Connect a hose to the draincock
Connect a length of garden hose to the cylinder’s draincock, and bring the other end outside or to a sink downstairs. The draincock will be on an offshoot of pipe from the cylinder, or on the elbow of the supply pipe from the cold tank.
Water often weeps through the spindles of drain cocks when they are open, so put an old towel underneath it, but don’t open it yet.
Open the kitchen hot tap
Open the kitchen hot top and keep it open until it stops dripping. This will drain all the water above the cylinder out of the system, such as the water in the expansion pipe and the water in the storage cistern, if there wasn’t a gate valve on the supply pipe.
Disconnect and loosen the old heater
Remove the metal or plastic cap from the old immersion heater and disconnect all of the wires.
You’ll notice that we haven’t drained the cylinder yet at all, and that’s because it’s good practice to keep the cylinder full while you loosen the old heater. Loosening it is like trying to open the mother of all pickle jars. Over time, the constant heating and cooling of the cylinder results in a fitting that often takes a huge amount of force to remove. With the cylinder full, the mass of water prevents it from warping or crumpling under this force.
Using an immersion heater spanner, loosen the old heater. You will probably have to use all of your strength in order to do this. If that isn’t enough, tapping the handle of the spanner with a hammer may do the trick.
Change an immersion heater – drain the cylinder
Once you’ve loosened the heater, now it’s time to open the draincock. How much water you need to drain depends on which immersion heater you’re replacing. If it’s a top entry one, you’ll only need to drain off a few litres, but obviously, if it’s a bottom entry one, you’ll have to drain the entire tank. There’s a silver lining here though, as draining it completely is a great opportunity to scoop out all of the limescale at the bottom.
Remove the old immersion heater element
Once the water has stopped flowing out of the hose on the draincock, you can fully unscrew the heater and take it out of the cylinder.
It may be a good idea to file away any burrs of metal on the flange and remove any debris stuck to it. This will help to ensure a nice watertight seal.
Install the new heater
Prepare the new immersion heater by applying jointing compound and PTFE tape to it, and then insert it into the hot water cylinder.

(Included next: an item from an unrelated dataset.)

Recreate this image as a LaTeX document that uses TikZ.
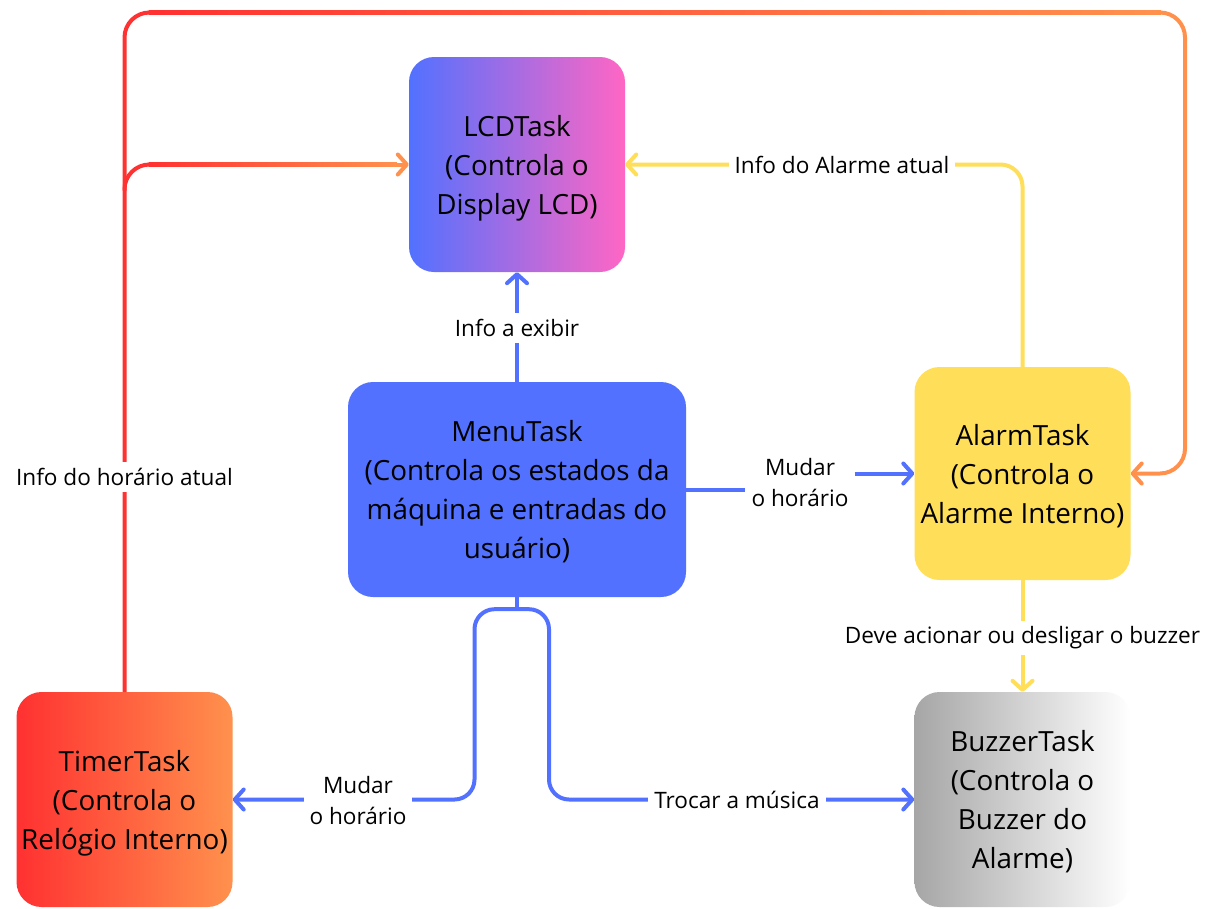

Carefully screw it into place by hand, taking care not to cross the thread. Once it’s finger tight, you can tighten it up with the special spanner. You do not need to tighten it as tightly as the old one was.
Check for leaks
Before connecting the immersion heater up, the next thing to do is to check for leaks. Close the hot tap you opened to drain the pipework, close the draincock, and reestablish the supply to the cylinder by opening the gate valve to it or the isolation valve on the cold water tank.
While some leaks may be obvious, it can take a fair amount of time for smaller, weeping leaks to appear. It’s a good idea to leave the cylinder for a good 15 to 30 minutes to see if this happens. You may also want to cut away a small amount of any insulation foam around the heater, as this can easily hide small leaks.

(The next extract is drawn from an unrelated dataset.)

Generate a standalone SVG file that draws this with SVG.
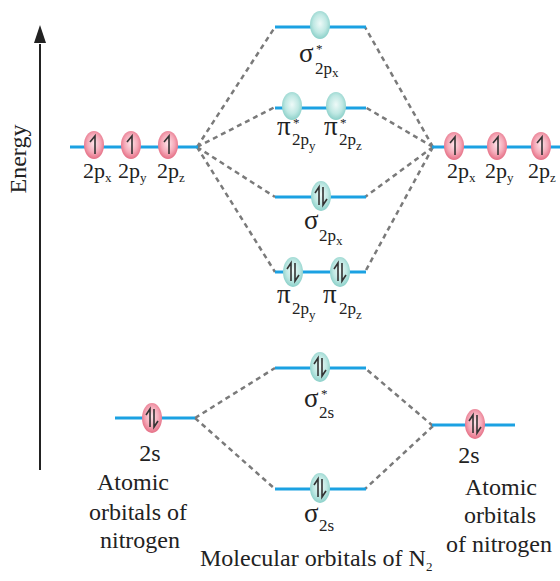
<svg xmlns="http://www.w3.org/2000/svg" width="560" height="581" viewBox="0 0 560 581">
<defs>
<radialGradient id="pk" cx="50%" cy="45%" r="55%">
<stop offset="0" stop-color="#fde4e9"/><stop offset="0.6" stop-color="#f5a9b8"/><stop offset="1" stop-color="#e56f85"/>
</radialGradient>
<radialGradient id="tl" cx="50%" cy="45%" r="55%">
<stop offset="0" stop-color="#eefaf8"/><stop offset="0.6" stop-color="#bfe8e3"/><stop offset="1" stop-color="#8bd0c9"/>
</radialGradient>
<path id="up" d="M1,9 L1,-9 L-4,-3" fill="none" stroke="#333" stroke-width="1.6"/>
<path id="pair" d="M-2,9 L-2,-9 L-6,-3 M2,-9 L2,9 L6,3" fill="none" stroke="#333" stroke-width="1.6"/>
</defs>
<style>
.lv{stroke:#1ba1e2;stroke-width:3;fill:none}
.ds{stroke:#7a7a7a;stroke-width:2.5;stroke-dasharray:5 4;fill:none}
.p{fill:url(#pk)}
.t{fill:url(#tl)}
text{font-family:"Liberation Serif","Times New Roman",serif;fill:#222}
.lb{font-size:24px}
.pl{font-size:22px}
.g{font-size:27px}
.s{font-size:17px}
.ss{font-size:13px}
.st{font-size:13px}
.c{text-anchor:middle}
</style>

<g id="axis">
<line x1="40" y1="470" x2="40" y2="44" stroke="#222" stroke-width="2"/>
<path d="M40,25 L34,43 L46,43 Z" fill="#222"/>
<text class="lb" font-size="26" transform="translate(26,159) rotate(-90)" text-anchor="middle">Energy</text>
</g>

<g id="connectors">
<path class="ds" d="M197,147 L275,27 M197,147 L275,107 M197,147 L275,197 M197,147 L275,272"/>
<path class="ds" d="M433,147 L365,27 M433,147 L365,107 M433,147 L365,197 M433,147 L365,272"/>
<path class="ds" d="M195,418 L275,368 M195,418 L275,489"/>
<path class="ds" d="M433,426 L365,368 M433,426 L365,489"/>
</g>

<g id="left-2p">
<line class="lv" x1="70" y1="147" x2="198" y2="147"/>
<ellipse class="p" cx="94" cy="145" rx="10" ry="14"/><use href="#up" x="94" y="145"/>
<ellipse class="p" cx="131" cy="145" rx="10" ry="14"/><use href="#up" x="131" y="145"/>
<ellipse class="p" cx="168" cy="145" rx="10" ry="14"/><use href="#up" x="168" y="145"/>
<text class="pl" x="83" y="178">2p<tspan class="ss" dy="4">x</tspan></text>
<text class="pl" x="118" y="178">2p<tspan class="ss" dy="4">y</tspan></text>
<text class="pl" x="157" y="178">2p<tspan class="ss" dy="4">z</tspan></text>
</g>

<g id="right-2p">
<line class="lv" x1="432" y1="147" x2="560" y2="147"/>
<ellipse class="p" cx="454" cy="146" rx="10" ry="14"/><use href="#up" x="454" y="146"/>
<ellipse class="p" cx="497" cy="146" rx="10" ry="14"/><use href="#up" x="497" y="146"/>
<ellipse class="p" cx="541" cy="146" rx="10" ry="14"/><use href="#up" x="541" y="146"/>
<text class="pl" x="447" y="178">2p<tspan class="ss" dy="4">x</tspan></text>
<text class="pl" x="485" y="178">2p<tspan class="ss" dy="4">y</tspan></text>
<text class="pl" x="528" y="178">2p<tspan class="ss" dy="4">z</tspan></text>
</g>

<g id="sigma-star-2px">
<line class="lv" x1="275" y1="27" x2="366" y2="27"/>
<ellipse class="t" cx="320" cy="25" rx="10" ry="14"/>
<text class="g" x="299" y="62">σ</text>
<text class="st" x="316" y="53">*</text>
<text class="s" x="315" y="74">2p<tspan class="ss" dy="3">x</tspan></text>
</g>

<g id="pi-star-2p">
<line class="lv" x1="275" y1="108" x2="366" y2="108"/>
<ellipse class="t" cx="292" cy="106" rx="10" ry="14"/>
<ellipse class="t" cx="336" cy="106" rx="10" ry="14"/>
<text class="g" x="277" y="135">π</text>
<text class="st" x="293" y="127">*</text>
<text class="s" x="292" y="145">2p<tspan class="ss" dy="5">y</tspan></text>
<text class="g" x="324" y="135">π</text>
<text class="st" x="340" y="127">*</text>
<text class="s" x="339" y="145">2p<tspan class="ss" dy="5">z</tspan></text>
</g>

<g id="sigma-2px">
<line class="lv" x1="275" y1="197" x2="366" y2="197"/>
<ellipse class="t" cx="321" cy="196" rx="10" ry="15"/><use href="#pair" x="321" y="196"/>
<text class="g" x="304" y="229">σ</text>
<text class="s" x="319" y="241">2p<tspan class="ss" dy="4">x</tspan></text>
</g>

<g id="pi-2p">
<line class="lv" x1="275" y1="272" x2="366" y2="272"/>
<ellipse class="t" cx="293" cy="272" rx="10" ry="15"/><use href="#pair" x="293" y="272"/>
<ellipse class="t" cx="340" cy="272" rx="10" ry="15"/><use href="#pair" x="340" y="272"/>
<text class="g" x="277" y="303">π</text>
<text class="s" x="292" y="314">2p<tspan class="ss" dy="5">y</tspan></text>
<text class="g" x="323" y="303">π</text>
<text class="s" x="339" y="314">2p<tspan class="ss" dy="5">z</tspan></text>
</g>

<g id="sigma-star-2s">
<line class="lv" x1="275" y1="368" x2="366" y2="368"/>
<ellipse class="t" cx="320" cy="367" rx="10" ry="15"/><use href="#pair" x="320" y="367"/>
<text class="g" x="304" y="407">σ</text>
<text class="st" x="321" y="398">*</text>
<text class="s" x="319" y="418">2s</text>
</g>

<g id="sigma-2s">
<line class="lv" x1="275" y1="489" x2="366" y2="489"/>
<ellipse class="t" cx="320" cy="488" rx="10" ry="15"/><use href="#pair" x="320" y="488"/>
<text class="g" x="304" y="522">σ</text>
<text class="s" x="319" y="531">2s</text>
</g>

<g id="left-2s">
<line class="lv" x1="115" y1="418" x2="195" y2="418"/>
<ellipse class="p" cx="152" cy="418" rx="10" ry="15"/><use href="#pair" x="152" y="418"/>
<text class="lb c" x="150" y="461">2s</text>
<text class="lb c" x="133" y="490">Atomic</text>
<text class="lb c" x="138" y="520">orbitals of</text>
<text class="lb c" x="140" y="548">nitrogen</text>
</g>

<g id="right-2s">
<line class="lv" x1="432" y1="425" x2="515" y2="425"/>
<ellipse class="p" cx="475" cy="424" rx="10" ry="15"/><use href="#pair" x="475" y="424"/>
<text class="lb c" x="469" y="463">2s</text>
<text class="lb c" x="501" y="495">Atomic</text>
<text class="lb c" x="500" y="523">orbitals</text>
<text class="lb c" x="499" y="552">of nitrogen</text>
</g>

<g id="title">
<text class="lb" x="200" y="566">Molecular orbitals of N<tspan class="ss" dy="5">2</tspan></text>
</g>
</svg>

Connecting the immersion heater and setting the thermostat
Once you’re certain there are no leaks, connect the heater to its electrical supply in accordance with the manufacturer’s instructions, and set the thermostat to 55 or 60 degrees. Anything less may encourage the growth of Legionnaire’s disease bacteria in the tank; anything higher isn’t really energy-efficient and increases the risk of scalds.

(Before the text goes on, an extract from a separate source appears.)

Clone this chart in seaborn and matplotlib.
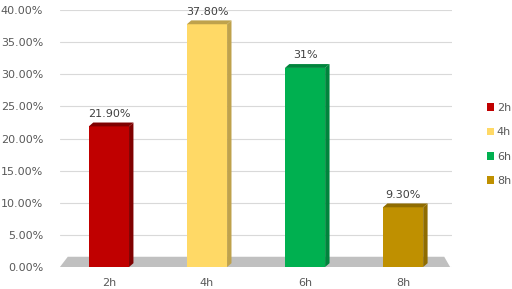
import matplotlib
matplotlib.use("Agg")
import matplotlib.pyplot as plt
import seaborn as sns
import pandas as pd
import numpy as np
from matplotlib.patches import Polygon, Rectangle, Patch
from matplotlib.ticker import FuncFormatter

categories = ["2h", "4h", "6h", "8h"]
values = [0.219, 0.378, 0.31, 0.093]
value_labels = ["21.90%", "37.80%", "31%", "9.30%"]
colors = ["#C00000", "#FFD966", "#00B050", "#BF9000"]
dark_colors = ["#7F0000", "#BFA24C", "#00843C", "#8F6C00"]

sns.set_theme(style="white")
plt.rcParams["font.family"] = ["DejaVu Sans"]

df = pd.DataFrame({"time": categories, "value": values})

fig = plt.figure(figsize=(5.12, 2.89), dpi=100)
ax = fig.add_axes([0.117, 0.076, 0.766, 0.889])

sns.barplot(data=df, x="time", y="value", hue="time", palette=colors,
            width=0.41, legend=False, ax=ax, zorder=3, saturation=1,
            linewidth=0, edgecolor="none")
bars = [p for p in ax.patches if isinstance(p, Rectangle)]

# floor
ax.add_patch(Polygon([(-0.5, 0), (3.48, 0), (3.42, 0.016), (-0.42, 0.016)],
                     closed=True, facecolor="#C0C0C0", edgecolor="none", zorder=1))

dx, dy = 0.045, 0.006
for i, p in enumerate(bars):
    x0 = p.get_x(); w = p.get_width(); h = p.get_height()
    side = Polygon([(x0 + w, 0), (x0 + w + dx, dy), (x0 + w + dx, h + dy), (x0 + w, h)],
                   closed=True, facecolor=dark_colors[i], edgecolor="none", zorder=2.9)
    top = Polygon([(x0, h), (x0 + dx, h + dy), (x0 + w + dx, h + dy), (x0 + w, h)],
                  closed=True, facecolor=dark_colors[i], edgecolor="none", zorder=3.1)
    ax.add_patch(side); ax.add_patch(top)
    ax.text(x0 + w / 2, h + 0.012, value_labels[i], ha="center", va="bottom",
            fontsize=8, color="#404040", zorder=5)

ax.set_xlim(-0.5, 3.5)
ax.set_ylim(0, 0.40)
ax.set_yticks(np.arange(0, 0.41, 0.05))
ax.yaxis.set_major_formatter(FuncFormatter(lambda v, _: f"{v*100:.2f}%"))
ax.grid(axis="y", color="#D9D9D9", linewidth=0.8, zorder=0)
ax.set_axisbelow(True)
for s in ax.spines.values():
    s.set_visible(False)
ax.tick_params(axis="y", labelsize=8, labelcolor="#595959", length=0, pad=12)
ax.tick_params(axis="x", labelsize=8, labelcolor="#595959", length=0, pad=8)
ax.set_xlabel("")
ax.set_ylabel("")

handles = [Patch(facecolor=c, edgecolor="none") for c in colors]
leg = fig.legend(handles, categories, loc="center left", bbox_to_anchor=(0.951, 0.50),
                 frameon=False, fontsize=8, handlelength=0.6, handleheight=0.7,
                 handletextpad=0.3, labelspacing=1.3, borderaxespad=0, borderpad=0)
for t in leg.get_texts():
    t.set_color("#595959")

fig.savefig("out.png", dpi=100)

Once that’s all done, restore the power supply. Before turning the boiler back on, you can use your hot water ‘boost’ function to test that the new heater is working. If it is, turn it off and then turn the boiler back on.
If you have an Economy 7 cylinder and it was the top immersion heater you replaced, you should hear it get to work immediately. However, if it was the bottom one, you’ll have to wait until the next morning to see if it works, as the timer won’t activate it until the cheaper nighttime electricity tariff kicks in.